WORK REQUIRED: What do the lines from the top of the data through the line with "plt.rcParams['axes.labelweight'] = 'bold'" say? Quote them exactly and include both ends.

DATA LISTING:
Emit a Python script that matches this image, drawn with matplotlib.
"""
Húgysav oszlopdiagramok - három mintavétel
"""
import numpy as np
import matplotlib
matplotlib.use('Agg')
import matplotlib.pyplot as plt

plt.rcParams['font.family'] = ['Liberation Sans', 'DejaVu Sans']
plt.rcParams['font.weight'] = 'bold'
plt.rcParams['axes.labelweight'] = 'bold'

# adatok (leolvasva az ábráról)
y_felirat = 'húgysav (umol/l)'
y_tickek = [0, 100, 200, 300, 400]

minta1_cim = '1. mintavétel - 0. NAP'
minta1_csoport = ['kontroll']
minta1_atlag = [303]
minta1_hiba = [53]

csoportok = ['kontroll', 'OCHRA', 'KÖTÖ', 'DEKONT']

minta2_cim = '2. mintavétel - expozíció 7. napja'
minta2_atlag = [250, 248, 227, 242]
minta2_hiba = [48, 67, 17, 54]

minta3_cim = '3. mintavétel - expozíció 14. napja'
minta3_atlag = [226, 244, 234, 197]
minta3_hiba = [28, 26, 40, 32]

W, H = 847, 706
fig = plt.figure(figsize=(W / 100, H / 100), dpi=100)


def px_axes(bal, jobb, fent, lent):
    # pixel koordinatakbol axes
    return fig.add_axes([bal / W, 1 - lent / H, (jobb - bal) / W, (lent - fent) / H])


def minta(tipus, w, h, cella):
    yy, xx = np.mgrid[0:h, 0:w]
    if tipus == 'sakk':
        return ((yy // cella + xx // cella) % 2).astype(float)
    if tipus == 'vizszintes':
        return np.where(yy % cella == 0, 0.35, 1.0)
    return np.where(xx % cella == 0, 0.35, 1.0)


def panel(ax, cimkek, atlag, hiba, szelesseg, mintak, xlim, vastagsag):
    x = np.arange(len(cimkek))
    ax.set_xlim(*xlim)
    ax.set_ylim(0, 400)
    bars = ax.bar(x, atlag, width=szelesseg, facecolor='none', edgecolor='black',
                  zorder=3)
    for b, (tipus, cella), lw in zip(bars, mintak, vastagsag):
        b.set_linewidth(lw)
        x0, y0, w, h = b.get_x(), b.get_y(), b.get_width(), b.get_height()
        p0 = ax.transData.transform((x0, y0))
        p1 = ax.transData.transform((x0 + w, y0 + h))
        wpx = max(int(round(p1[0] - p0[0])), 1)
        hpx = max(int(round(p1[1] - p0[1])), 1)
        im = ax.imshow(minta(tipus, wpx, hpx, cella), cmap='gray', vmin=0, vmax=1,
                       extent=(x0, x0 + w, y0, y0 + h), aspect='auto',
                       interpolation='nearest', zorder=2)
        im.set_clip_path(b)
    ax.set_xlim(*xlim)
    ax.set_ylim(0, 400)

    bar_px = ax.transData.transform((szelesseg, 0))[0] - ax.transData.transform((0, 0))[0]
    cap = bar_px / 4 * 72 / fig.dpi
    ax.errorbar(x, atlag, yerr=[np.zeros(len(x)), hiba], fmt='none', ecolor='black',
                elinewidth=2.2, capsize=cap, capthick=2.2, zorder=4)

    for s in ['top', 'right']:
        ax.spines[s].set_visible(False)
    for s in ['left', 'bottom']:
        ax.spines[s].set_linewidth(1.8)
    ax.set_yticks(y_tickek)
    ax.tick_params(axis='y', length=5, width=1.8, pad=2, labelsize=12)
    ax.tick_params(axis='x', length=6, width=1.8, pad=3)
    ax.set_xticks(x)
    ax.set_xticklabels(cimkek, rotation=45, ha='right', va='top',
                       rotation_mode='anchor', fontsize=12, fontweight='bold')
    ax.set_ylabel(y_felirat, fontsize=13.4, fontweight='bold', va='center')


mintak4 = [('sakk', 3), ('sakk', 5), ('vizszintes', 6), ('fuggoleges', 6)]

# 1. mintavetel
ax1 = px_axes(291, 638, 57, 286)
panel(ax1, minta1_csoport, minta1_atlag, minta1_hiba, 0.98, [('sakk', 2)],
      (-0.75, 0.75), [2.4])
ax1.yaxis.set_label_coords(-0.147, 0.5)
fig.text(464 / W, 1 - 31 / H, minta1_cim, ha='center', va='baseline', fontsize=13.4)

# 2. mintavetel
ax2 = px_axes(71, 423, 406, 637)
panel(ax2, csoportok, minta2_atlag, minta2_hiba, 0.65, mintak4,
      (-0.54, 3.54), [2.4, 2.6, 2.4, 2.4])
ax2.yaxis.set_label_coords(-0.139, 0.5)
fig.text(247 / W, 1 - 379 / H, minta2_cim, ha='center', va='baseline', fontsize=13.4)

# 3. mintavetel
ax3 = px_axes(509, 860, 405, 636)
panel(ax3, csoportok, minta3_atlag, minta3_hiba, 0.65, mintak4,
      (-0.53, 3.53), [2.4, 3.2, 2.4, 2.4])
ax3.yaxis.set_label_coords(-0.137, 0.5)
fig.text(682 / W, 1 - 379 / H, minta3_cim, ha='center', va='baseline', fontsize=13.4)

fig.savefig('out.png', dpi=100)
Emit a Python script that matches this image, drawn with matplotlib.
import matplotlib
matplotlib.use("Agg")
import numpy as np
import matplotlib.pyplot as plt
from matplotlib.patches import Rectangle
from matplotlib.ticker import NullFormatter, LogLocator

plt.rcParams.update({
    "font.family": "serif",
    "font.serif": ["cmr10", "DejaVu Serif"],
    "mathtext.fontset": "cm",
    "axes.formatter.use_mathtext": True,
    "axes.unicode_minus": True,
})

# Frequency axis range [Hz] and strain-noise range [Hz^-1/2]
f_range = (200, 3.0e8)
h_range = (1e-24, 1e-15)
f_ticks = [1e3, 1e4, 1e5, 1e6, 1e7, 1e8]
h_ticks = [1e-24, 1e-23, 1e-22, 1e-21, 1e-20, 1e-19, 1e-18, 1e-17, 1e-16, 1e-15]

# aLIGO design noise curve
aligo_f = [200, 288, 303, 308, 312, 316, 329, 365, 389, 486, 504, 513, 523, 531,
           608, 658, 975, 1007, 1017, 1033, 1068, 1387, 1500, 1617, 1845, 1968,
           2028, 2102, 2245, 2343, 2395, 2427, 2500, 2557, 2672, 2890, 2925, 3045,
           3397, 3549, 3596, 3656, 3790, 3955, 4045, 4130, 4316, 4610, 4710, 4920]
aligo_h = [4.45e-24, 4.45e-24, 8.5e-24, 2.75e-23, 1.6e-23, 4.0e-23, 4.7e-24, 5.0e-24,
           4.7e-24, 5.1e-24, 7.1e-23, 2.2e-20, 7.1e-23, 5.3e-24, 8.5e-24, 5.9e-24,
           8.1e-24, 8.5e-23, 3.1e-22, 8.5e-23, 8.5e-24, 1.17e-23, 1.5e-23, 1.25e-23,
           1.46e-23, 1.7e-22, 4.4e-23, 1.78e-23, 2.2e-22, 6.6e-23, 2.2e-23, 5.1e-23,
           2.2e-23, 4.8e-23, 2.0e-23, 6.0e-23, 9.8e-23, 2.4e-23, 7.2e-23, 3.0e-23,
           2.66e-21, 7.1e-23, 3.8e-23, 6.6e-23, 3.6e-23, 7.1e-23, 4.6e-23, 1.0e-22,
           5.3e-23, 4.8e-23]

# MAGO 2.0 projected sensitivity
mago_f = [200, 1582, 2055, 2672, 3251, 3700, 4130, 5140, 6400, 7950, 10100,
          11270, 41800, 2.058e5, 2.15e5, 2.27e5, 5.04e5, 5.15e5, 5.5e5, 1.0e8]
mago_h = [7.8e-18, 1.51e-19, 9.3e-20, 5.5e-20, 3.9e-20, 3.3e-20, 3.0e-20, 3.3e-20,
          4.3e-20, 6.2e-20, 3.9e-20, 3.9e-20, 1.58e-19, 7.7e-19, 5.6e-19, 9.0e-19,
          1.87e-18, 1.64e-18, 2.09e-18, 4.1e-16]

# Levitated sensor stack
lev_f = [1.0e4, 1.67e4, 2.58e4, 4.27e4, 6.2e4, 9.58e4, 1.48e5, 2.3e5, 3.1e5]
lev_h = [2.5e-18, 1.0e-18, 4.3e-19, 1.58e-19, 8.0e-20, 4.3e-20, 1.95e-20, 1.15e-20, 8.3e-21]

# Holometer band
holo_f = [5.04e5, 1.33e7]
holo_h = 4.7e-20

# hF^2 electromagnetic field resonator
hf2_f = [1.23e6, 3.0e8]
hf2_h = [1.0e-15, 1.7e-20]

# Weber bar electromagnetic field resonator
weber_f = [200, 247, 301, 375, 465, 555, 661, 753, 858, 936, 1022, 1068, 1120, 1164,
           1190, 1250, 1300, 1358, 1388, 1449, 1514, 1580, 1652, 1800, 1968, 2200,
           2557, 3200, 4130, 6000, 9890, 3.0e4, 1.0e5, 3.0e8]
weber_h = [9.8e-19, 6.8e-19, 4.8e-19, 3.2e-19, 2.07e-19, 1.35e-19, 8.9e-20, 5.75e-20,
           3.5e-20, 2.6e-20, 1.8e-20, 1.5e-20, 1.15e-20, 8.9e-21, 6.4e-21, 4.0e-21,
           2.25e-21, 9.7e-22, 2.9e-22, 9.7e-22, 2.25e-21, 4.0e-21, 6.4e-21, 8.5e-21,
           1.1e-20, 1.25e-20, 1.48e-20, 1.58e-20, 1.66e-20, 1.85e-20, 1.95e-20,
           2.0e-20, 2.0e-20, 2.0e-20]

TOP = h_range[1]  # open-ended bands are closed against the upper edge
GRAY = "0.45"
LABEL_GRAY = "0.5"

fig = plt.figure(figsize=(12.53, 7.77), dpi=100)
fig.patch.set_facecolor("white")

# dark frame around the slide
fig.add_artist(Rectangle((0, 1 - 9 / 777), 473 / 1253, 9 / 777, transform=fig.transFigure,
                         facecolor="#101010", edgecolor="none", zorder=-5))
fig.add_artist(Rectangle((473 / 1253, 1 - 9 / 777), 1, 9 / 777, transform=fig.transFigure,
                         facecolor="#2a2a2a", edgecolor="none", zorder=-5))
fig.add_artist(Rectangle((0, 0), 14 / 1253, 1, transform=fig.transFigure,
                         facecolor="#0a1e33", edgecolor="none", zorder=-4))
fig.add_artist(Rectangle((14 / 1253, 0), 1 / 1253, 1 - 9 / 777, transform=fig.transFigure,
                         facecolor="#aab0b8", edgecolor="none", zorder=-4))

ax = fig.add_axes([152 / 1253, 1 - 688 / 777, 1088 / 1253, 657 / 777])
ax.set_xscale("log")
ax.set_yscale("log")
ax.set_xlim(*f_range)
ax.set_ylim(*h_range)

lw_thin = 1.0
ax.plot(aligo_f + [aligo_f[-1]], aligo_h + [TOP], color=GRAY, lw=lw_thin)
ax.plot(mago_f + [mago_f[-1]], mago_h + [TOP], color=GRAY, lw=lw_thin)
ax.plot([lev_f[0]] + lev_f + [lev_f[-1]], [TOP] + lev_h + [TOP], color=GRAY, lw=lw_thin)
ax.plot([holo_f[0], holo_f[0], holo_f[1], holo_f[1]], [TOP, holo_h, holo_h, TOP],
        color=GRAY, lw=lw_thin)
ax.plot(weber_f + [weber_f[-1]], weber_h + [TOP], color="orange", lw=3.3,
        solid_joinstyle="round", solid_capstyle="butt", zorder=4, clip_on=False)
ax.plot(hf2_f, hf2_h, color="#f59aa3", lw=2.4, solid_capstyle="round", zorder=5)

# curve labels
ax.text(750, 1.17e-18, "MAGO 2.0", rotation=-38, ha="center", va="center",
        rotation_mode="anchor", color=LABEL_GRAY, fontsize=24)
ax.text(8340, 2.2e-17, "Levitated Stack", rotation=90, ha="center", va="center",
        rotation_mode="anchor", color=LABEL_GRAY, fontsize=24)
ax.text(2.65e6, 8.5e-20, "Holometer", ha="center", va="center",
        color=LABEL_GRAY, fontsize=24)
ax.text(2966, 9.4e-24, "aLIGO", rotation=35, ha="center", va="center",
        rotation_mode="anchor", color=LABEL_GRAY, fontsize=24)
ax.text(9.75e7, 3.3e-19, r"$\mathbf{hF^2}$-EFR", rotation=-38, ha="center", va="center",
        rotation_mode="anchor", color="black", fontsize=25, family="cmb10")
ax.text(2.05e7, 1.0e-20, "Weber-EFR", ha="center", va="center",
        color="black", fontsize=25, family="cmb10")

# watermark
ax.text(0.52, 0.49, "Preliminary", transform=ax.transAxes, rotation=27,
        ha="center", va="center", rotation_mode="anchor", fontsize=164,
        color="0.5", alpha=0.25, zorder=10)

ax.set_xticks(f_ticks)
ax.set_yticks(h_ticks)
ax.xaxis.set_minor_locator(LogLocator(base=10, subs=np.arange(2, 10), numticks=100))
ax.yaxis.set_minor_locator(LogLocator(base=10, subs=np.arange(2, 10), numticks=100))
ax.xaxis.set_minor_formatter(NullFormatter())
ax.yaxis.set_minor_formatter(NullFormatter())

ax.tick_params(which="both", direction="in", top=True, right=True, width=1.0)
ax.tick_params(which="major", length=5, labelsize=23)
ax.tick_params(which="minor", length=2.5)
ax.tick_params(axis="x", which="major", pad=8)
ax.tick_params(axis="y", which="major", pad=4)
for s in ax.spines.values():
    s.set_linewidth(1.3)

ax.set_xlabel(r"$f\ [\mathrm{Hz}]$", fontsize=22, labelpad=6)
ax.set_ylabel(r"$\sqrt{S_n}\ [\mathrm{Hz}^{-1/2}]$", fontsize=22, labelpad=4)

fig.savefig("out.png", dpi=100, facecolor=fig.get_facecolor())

WRITTEN ANSWER:
Emit a Python script that matches this image, drawn with matplotlib.
"""
Húgysav oszlopdiagramok - három mintavétel
"""
import numpy as np
import matplotlib
matplotlib.use('Agg')
import matplotlib.pyplot as plt

plt.rcParams['font.family'] = ['Liberation Sans', 'DejaVu Sans']
plt.rcParams['font.weight'] = 'bold'
plt.rcParams['axes.labelweight'] = 'bold'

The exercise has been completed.